Lo que parece insignificante en un intercambio individual, escala rápidamente en volumen y costo. Cada expresión que no aporta información esencial demanda recursos de cómputo, eleva el consumo energético y contribuye al desgaste de la infraestructura tecnológica. En este contexto, la cortesía digital no es sólo una fórmula de urbanidad: es un factor de ineficiencia con efectos medibles.
El impacto ambiental no es menor. Un solo correo electrónico redactado por inteligencia artificial consume, en promedio, 0.14 kilovatios-hora. Las conversaciones extensas y elaboradas requieren aún más energía. Este patrón de uso contribuye directamente al aumento de las emisiones, justo cuando la emergencia climática exige reducirlas de forma drástica.
¿Por qué las grandes tecnológicas no corrigen este hábito? Porque forma parte del diseño de la experiencia que buscan consolidar. Microsoft sostiene que un lenguaje cordial no sólo suaviza las respuestas, sino que mejora la interacción. Los sistemas, entrenados para imitar patrones, replican la amabilidad cuando la identifican. Así, la cortesía se convierte en una herramienta que refuerza la ilusión de un diálogo genuino.
El 55% de los usuarios asegura que mantiene estas formas por costumbre o principios éticos. Un 12% lo hace por una razón más reveladora: la creencia de que, en algún momento, las máquinas recordarán quién las trató bien. Aunque saben que no hay conciencia al otro lado, prefieren actuar como si la hubiera.

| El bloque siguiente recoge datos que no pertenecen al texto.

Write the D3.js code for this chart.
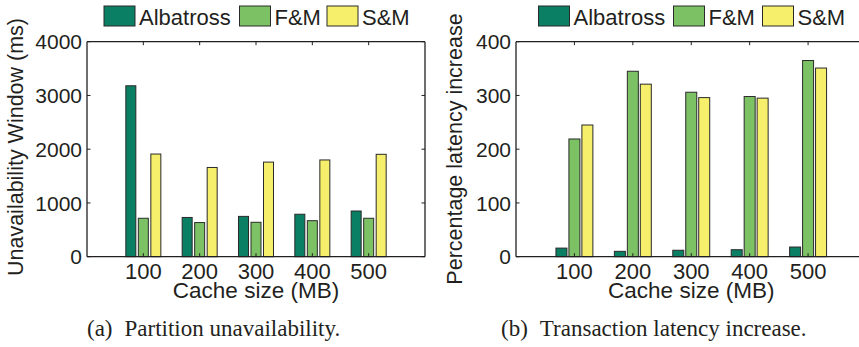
<!DOCTYPE html>
<html>
<head>
<meta charset="utf-8">
<script src="https://cdn.jsdelivr.net/npm/d3@7"></script>
<style>
  html, body { margin: 0; padding: 0; background: #fff; overflow: hidden; }
  svg { display: block; }
</style>
</head>
<body>
<svg id="fig" width="859" height="347"></svg>
<script>
// Categories and series
const cacheSizes = ["100", "200", "300", "400", "500"];
const seriesNames = ["Albatross", "F&M", "S&M"];
const seriesColors = ["#0b7f63", "#7cc265", "#f6ef6b"];

// (a) Partition unavailability window, ms
const unavailAlbatross = [3180, 730, 750, 790, 850];
const unavailFM = [715, 635, 640, 670, 715];
const unavailSM = [1910, 1660, 1760, 1800, 1905];
const unavailTicks = [0, 1000, 2000, 3000, 4000];

// (b) Percentage transaction latency increase
const latencyAlbatross = [16, 10, 12, 13, 18];
const latencyFM = [219, 345, 306, 298, 365];
const latencySM = [245, 321, 296, 295, 351];
const latencyTicks = [0, 100, 200, 300, 400];

const svg = d3.select("#fig");
const sans = "'Liberation Sans', Arial, Helvetica, sans-serif";
const serif = "'Liberation Serif', 'Times New Roman', serif";
const ink = "#231f20";

function drawPanel(p) {
  const g = svg.append("g");
  const x = d3.scaleLinear().domain([0, cacheSizes.length + 1]).range([p.left, p.right]);
  const y = d3.scaleLinear().domain([0, p.ticks[p.ticks.length - 1]]).range([p.bottom, p.top]);
  const offset = 0.222, barW = p.barW;
  const series = p.series;

  // bars
  series.forEach((vals, si) => {
    g.append("g").selectAll("rect")
      .data(vals)
      .join("rect")
      .attr("x", (d, i) => x(i + 1 + (si - 1) * offset) - barW / 2)
      .attr("width", barW)
      .attr("y", d => y(d))
      .attr("height", d => y(0) - y(d))
      .attr("fill", seriesColors[si])
      .attr("stroke", "#2a2a2a")
      .attr("stroke-width", 1);
  });

  // frame
  const frame = g.append("g").attr("stroke", ink).attr("stroke-width", 1.3).attr("fill", "none");
  frame.append("line").attr("x1", p.left).attr("x2", p.right).attr("y1", p.bottom).attr("y2", p.bottom);
  frame.append("line").attr("x1", p.left).attr("x2", p.right).attr("y1", p.top).attr("y2", p.top);
  frame.append("line").attr("x1", p.left).attr("x2", p.left).attr("y1", p.top).attr("y2", p.bottom);
  frame.append("line").attr("x1", p.right).attr("x2", p.right).attr("y1", p.top).attr("y2", p.bottom);

  // inward ticks on all four sides
  const tl = 3.5;
  const ticks = g.append("g").attr("stroke", ink).attr("stroke-width", 1);
  cacheSizes.forEach((c, i) => {
    const xx = x(i + 1);
    ticks.append("line").attr("x1", xx).attr("x2", xx).attr("y1", p.top).attr("y2", p.top + tl);
    ticks.append("line").attr("x1", xx).attr("x2", xx).attr("y1", p.bottom).attr("y2", p.bottom - tl);
  });
  p.ticks.forEach(t => {
    const yy = y(t);
    ticks.append("line").attr("x1", p.left).attr("x2", p.left + tl).attr("y1", yy).attr("y2", yy);
    ticks.append("line").attr("x1", p.right).attr("x2", p.right - tl).attr("y1", yy).attr("y2", yy);
  });

  // y tick labels
  g.append("g").selectAll("text")
    .data(p.ticks)
    .join("text")
    .attr("x", p.left - 5)
    .attr("y", d => y(d))
    .attr("dy", "0.36em")
    .attr("text-anchor", "end")
    .attr("font-family", sans)
    .attr("font-size", 21)
    .attr("fill", ink)
    .text(d => d);

  // x tick labels
  g.append("g").selectAll("text")
    .data(cacheSizes)
    .join("text")
    .attr("x", (d, i) => x(i + 1))
    .attr("y", 278.5)
    .attr("text-anchor", "middle")
    .attr("font-family", sans)
    .attr("font-size", 22)
    .attr("fill", ink)
    .text(d => d);

  // axis titles
  g.append("text")
    .attr("x", (p.left + p.right) / 2)
    .attr("y", 297.5)
    .attr("text-anchor", "middle")
    .attr("font-family", sans)
    .attr("font-size", 22.5)
    .attr("fill", ink)
    .text("Cache size (MB)");

  g.append("text")
    .attr("transform", `translate(${p.yTitleX},${p.yTitleY}) rotate(-90)`)
    .attr("text-anchor", "middle")
    .attr("font-family", sans)
    .attr("font-size", 21.5)
    .attr("fill", ink)
    .text(p.yTitle);

  // legend
  const lg = g.append("g");
  seriesNames.forEach((name, si) => {
    lg.append("rect")
      .attr("x", p.legendX[si])
      .attr("y", 6)
      .attr("width", 31)
      .attr("height", 20)
      .attr("fill", seriesColors[si])
      .attr("stroke", "#2a2a2a")
      .attr("stroke-width", 1);
    lg.append("text")
      .attr("x", p.legendX[si] + 35)
      .attr("y", 25)
      .attr("font-family", sans)
      .attr("font-size", 22)
      .attr("fill", ink)
      .text(name);
  });

  // caption
  const cap = g.append("text")
    .attr("x", p.captionX)
    .attr("y", 335.5)
    .attr("font-family", serif)
    .attr("font-size", 23)
    .attr("fill", ink);
  cap.append("tspan").text(p.captionTag);
  cap.append("tspan").attr("dx", 12).text(p.caption);
}

drawPanel({
  left: 87, right: 425, top: 41.7, bottom: 256.7,
  barW: 10,
  series: [unavailAlbatross, unavailFM, unavailSM],
  ticks: unavailTicks,
  yTitle: "Unavailability Window (ms)",
  yTitleX: 23, yTitleY: 147,
  legendX: [104, 239.5, 327],
  captionX: 87, captionTag: "(a)", caption: "Partition unavailability."
});

drawPanel({
  left: 516, right: 866.5, top: 41.7, bottom: 256.7,
  barW: 11,
  series: [latencyAlbatross, latencyFM, latencySM],
  ticks: latencyTicks,
  yTitle: "Percentage latency increase",
  yTitleX: 462, yTitleY: 149,
  legendX: [538.5, 673.5, 762.5],
  captionX: 501, captionTag: "(b)", caption: "Transaction latency increase."
});
</script>
</body>
</html>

Para OpenAI, este comportamiento no es un error, sino un activo estratégico. “Decenas de millones de dólares bien gastados”, escribió Altman. Cada palabra añadida refuerza la percepción de un interlocutor atento, capaz de captar no sólo preguntas, sino emociones.
Aquí aparece la gran paradoja de esta era. Cuanto más habilidosas son las máquinas en simular humanidad, más dispuestos estamos a aceptar esa simulación como suficiente e inclusive como equiparable. La inteligencia artificial no necesita comprender; basta con que reproduzca los gestos correctos. Y esa representación, cuidadosamente diseñada, parece suficiente para establecer un vínculo emocional.
Lo inquietante no es que la tecnología perfeccione la apariencia de comprensión, sino que los usuarios renuncien con tanta facilidad a la búsqueda de interlocutores reales. Cada “gracias” no educa a la máquina; redefine lo que esperamos de una conversación.
En ese intercambio discreto, lo que ocurre no es la revolución de la inteligencia artificial, sino la proactiva desaparición de la interacción humana auténtica. La tecnología no avanza porque se acerque a lo humano, sino porque nos convence de que lo humano ya no es imprescindible.
Mientras los algoritmos perfeccionan su habilidad para imitar, las personas parecen conformarse con la idea de que la imitación basta. Y, quizá, ese sea el verdadero precio de la cortesía: empezar a ser irrelevantes los unos a los otros.